(To be done):
Everything from the first line of the records below through the line containing "y_ticks = [0, 0.2, 0.4, 0.6, 0.8, 1]" is to be retyped exactly; leave out the rest.

[Source code of charts]

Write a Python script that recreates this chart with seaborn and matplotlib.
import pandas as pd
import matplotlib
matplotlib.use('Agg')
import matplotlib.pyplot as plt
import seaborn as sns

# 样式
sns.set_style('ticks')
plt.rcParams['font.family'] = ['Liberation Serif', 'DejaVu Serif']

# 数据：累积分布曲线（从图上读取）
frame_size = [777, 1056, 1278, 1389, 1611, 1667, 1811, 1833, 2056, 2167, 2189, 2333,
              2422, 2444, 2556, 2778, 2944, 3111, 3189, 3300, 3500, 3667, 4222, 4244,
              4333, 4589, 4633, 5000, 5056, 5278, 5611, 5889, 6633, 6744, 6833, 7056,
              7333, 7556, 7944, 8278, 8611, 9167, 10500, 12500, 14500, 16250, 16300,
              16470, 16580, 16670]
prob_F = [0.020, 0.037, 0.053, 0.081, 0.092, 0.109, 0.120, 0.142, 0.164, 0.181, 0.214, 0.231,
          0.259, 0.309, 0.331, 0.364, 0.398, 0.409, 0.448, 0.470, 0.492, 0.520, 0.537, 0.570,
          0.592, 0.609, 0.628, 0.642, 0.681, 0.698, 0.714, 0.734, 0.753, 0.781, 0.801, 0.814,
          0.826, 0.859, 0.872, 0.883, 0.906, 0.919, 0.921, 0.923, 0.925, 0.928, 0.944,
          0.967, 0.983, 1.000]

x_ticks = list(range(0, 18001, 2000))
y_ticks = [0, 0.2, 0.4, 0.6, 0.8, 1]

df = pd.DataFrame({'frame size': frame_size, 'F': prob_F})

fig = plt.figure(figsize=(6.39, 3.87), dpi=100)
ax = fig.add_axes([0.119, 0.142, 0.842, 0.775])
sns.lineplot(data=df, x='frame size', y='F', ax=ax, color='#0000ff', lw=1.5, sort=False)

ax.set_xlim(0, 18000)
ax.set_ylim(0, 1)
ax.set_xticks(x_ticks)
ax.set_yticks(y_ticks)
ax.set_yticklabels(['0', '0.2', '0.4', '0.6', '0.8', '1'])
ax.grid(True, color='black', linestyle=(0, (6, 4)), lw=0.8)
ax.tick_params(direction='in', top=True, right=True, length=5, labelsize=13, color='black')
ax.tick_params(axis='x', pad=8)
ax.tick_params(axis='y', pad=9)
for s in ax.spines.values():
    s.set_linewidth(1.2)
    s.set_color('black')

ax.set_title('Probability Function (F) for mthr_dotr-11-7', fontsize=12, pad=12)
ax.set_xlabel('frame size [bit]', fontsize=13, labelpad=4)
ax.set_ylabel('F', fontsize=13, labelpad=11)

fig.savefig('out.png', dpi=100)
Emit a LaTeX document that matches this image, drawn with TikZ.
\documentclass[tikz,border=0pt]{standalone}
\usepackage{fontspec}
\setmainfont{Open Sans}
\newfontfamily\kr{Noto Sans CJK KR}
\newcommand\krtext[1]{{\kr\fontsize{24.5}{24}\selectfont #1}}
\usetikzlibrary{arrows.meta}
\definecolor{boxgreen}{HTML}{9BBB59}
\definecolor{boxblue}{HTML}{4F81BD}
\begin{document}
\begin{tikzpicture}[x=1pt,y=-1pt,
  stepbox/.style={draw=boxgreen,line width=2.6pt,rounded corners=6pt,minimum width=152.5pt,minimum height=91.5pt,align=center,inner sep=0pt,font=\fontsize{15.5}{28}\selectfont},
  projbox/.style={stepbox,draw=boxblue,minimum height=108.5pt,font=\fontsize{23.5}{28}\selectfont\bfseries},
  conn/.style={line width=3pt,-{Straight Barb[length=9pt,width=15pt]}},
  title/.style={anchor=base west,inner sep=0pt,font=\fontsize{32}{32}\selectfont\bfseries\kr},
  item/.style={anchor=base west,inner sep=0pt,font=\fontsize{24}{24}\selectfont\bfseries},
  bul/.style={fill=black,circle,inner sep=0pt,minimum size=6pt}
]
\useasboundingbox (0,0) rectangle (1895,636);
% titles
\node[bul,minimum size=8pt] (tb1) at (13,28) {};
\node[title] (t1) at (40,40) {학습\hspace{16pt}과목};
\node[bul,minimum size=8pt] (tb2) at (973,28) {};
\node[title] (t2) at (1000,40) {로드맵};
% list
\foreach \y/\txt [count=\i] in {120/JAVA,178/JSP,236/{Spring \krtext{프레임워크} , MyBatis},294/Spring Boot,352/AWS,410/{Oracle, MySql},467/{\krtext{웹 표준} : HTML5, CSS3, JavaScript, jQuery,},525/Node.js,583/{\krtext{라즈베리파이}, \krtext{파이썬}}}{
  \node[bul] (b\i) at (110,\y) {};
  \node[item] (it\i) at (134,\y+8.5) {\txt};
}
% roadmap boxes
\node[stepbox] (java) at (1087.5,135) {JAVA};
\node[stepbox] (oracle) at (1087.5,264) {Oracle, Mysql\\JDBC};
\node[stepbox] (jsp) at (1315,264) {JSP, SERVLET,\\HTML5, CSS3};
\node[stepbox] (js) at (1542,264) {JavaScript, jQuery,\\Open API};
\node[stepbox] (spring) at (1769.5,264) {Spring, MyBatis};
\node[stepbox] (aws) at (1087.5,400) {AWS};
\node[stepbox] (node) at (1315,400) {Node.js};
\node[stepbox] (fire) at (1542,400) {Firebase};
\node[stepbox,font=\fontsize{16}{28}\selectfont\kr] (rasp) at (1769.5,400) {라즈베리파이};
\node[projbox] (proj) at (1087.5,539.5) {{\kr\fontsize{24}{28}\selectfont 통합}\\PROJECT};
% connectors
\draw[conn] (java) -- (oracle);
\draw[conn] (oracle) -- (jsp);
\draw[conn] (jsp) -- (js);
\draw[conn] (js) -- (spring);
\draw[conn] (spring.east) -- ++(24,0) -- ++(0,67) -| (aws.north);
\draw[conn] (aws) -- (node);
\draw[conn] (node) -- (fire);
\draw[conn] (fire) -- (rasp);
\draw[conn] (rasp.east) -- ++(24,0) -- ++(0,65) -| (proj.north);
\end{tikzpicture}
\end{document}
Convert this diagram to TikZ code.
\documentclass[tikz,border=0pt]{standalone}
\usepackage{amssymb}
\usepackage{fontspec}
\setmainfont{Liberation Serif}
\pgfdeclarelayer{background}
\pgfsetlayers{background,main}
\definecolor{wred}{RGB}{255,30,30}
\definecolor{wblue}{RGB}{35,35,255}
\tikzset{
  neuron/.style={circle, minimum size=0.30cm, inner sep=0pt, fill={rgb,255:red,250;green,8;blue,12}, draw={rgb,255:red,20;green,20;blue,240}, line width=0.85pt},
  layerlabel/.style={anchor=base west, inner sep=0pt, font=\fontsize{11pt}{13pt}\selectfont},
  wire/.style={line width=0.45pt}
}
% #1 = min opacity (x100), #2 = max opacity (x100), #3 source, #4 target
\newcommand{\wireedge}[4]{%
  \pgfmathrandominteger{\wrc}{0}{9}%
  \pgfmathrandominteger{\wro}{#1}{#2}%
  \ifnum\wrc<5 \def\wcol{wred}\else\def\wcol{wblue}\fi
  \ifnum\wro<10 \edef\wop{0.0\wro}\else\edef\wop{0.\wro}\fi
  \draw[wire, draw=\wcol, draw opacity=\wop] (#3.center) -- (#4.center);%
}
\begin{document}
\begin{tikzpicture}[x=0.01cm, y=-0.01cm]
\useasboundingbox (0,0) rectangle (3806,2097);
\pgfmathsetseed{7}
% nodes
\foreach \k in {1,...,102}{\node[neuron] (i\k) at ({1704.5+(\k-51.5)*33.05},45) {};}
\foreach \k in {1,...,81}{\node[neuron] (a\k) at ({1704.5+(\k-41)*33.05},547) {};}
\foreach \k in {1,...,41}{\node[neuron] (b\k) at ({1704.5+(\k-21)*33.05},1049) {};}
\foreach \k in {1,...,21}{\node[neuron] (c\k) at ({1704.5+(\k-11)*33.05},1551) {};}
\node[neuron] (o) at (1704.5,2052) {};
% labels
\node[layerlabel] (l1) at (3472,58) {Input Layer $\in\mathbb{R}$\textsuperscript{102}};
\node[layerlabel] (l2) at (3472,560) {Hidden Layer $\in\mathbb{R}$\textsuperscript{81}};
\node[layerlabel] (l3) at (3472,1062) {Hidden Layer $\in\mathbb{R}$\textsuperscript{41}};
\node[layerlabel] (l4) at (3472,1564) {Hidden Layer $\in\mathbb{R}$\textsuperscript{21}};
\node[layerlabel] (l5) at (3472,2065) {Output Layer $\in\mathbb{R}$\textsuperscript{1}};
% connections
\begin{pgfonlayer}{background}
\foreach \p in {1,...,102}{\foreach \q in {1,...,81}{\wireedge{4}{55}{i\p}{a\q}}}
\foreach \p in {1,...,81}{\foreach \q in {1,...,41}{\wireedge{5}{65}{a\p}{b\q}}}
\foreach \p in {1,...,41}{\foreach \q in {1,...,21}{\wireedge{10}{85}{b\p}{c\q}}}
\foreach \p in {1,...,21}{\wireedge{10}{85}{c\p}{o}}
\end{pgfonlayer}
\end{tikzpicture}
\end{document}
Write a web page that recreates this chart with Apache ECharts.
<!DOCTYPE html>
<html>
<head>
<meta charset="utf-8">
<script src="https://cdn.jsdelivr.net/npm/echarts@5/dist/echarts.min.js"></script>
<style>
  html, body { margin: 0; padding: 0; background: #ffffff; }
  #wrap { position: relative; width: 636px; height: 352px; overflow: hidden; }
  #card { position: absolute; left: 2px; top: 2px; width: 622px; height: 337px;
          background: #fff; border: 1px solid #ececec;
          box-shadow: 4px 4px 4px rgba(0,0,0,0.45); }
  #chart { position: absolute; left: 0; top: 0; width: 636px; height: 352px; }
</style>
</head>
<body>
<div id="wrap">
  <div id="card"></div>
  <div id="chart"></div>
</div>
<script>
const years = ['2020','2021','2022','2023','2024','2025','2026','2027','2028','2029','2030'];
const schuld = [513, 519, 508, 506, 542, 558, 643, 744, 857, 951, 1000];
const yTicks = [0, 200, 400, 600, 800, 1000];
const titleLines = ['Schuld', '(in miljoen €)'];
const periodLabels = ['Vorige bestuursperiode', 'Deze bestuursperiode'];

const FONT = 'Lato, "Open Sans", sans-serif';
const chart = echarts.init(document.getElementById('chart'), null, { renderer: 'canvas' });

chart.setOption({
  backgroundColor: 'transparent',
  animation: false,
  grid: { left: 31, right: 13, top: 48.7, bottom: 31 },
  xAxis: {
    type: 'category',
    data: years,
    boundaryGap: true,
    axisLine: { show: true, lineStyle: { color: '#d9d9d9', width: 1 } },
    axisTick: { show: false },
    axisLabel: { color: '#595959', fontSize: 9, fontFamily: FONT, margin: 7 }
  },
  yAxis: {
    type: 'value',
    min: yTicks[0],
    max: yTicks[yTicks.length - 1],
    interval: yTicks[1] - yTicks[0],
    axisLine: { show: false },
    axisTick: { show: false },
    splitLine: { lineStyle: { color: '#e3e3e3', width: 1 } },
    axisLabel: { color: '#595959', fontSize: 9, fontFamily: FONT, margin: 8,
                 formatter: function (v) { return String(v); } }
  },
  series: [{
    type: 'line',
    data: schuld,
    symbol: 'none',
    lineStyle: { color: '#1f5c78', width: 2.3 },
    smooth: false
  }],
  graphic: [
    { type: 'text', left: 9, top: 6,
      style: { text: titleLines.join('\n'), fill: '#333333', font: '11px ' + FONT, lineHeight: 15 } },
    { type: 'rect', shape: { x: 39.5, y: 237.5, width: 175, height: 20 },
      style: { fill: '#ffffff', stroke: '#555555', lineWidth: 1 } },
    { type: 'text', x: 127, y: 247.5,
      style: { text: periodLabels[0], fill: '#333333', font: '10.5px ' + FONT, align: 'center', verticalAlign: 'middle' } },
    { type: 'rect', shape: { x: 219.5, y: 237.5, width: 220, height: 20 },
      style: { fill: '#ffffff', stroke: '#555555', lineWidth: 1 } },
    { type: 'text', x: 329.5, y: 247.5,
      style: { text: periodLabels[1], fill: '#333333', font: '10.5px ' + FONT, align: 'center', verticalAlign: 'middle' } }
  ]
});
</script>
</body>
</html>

(Full response):
Write a Python script that recreates this chart with seaborn and matplotlib.
import pandas as pd
import matplotlib
matplotlib.use('Agg')
import matplotlib.pyplot as plt
import seaborn as sns

# 样式
sns.set_style('ticks')
plt.rcParams['font.family'] = ['Liberation Serif', 'DejaVu Serif']

# 数据：累积分布曲线（从图上读取）
frame_size = [777, 1056, 1278, 1389, 1611, 1667, 1811, 1833, 2056, 2167, 2189, 2333,
              2422, 2444, 2556, 2778, 2944, 3111, 3189, 3300, 3500, 3667, 4222, 4244,
              4333, 4589, 4633, 5000, 5056, 5278, 5611, 5889, 6633, 6744, 6833, 7056,
              7333, 7556, 7944, 8278, 8611, 9167, 10500, 12500, 14500, 16250, 16300,
              16470, 16580, 16670]
prob_F = [0.020, 0.037, 0.053, 0.081, 0.092, 0.109, 0.120, 0.142, 0.164, 0.181, 0.214, 0.231,
          0.259, 0.309, 0.331, 0.364, 0.398, 0.409, 0.448, 0.470, 0.492, 0.520, 0.537, 0.570,
          0.592, 0.609, 0.628, 0.642, 0.681, 0.698, 0.714, 0.734, 0.753, 0.781, 0.801, 0.814,
          0.826, 0.859, 0.872, 0.883, 0.906, 0.919, 0.921, 0.923, 0.925, 0.928, 0.944,
          0.967, 0.983, 1.000]

x_ticks = list(range(0, 18001, 2000))
y_ticks = [0, 0.2, 0.4, 0.6, 0.8, 1]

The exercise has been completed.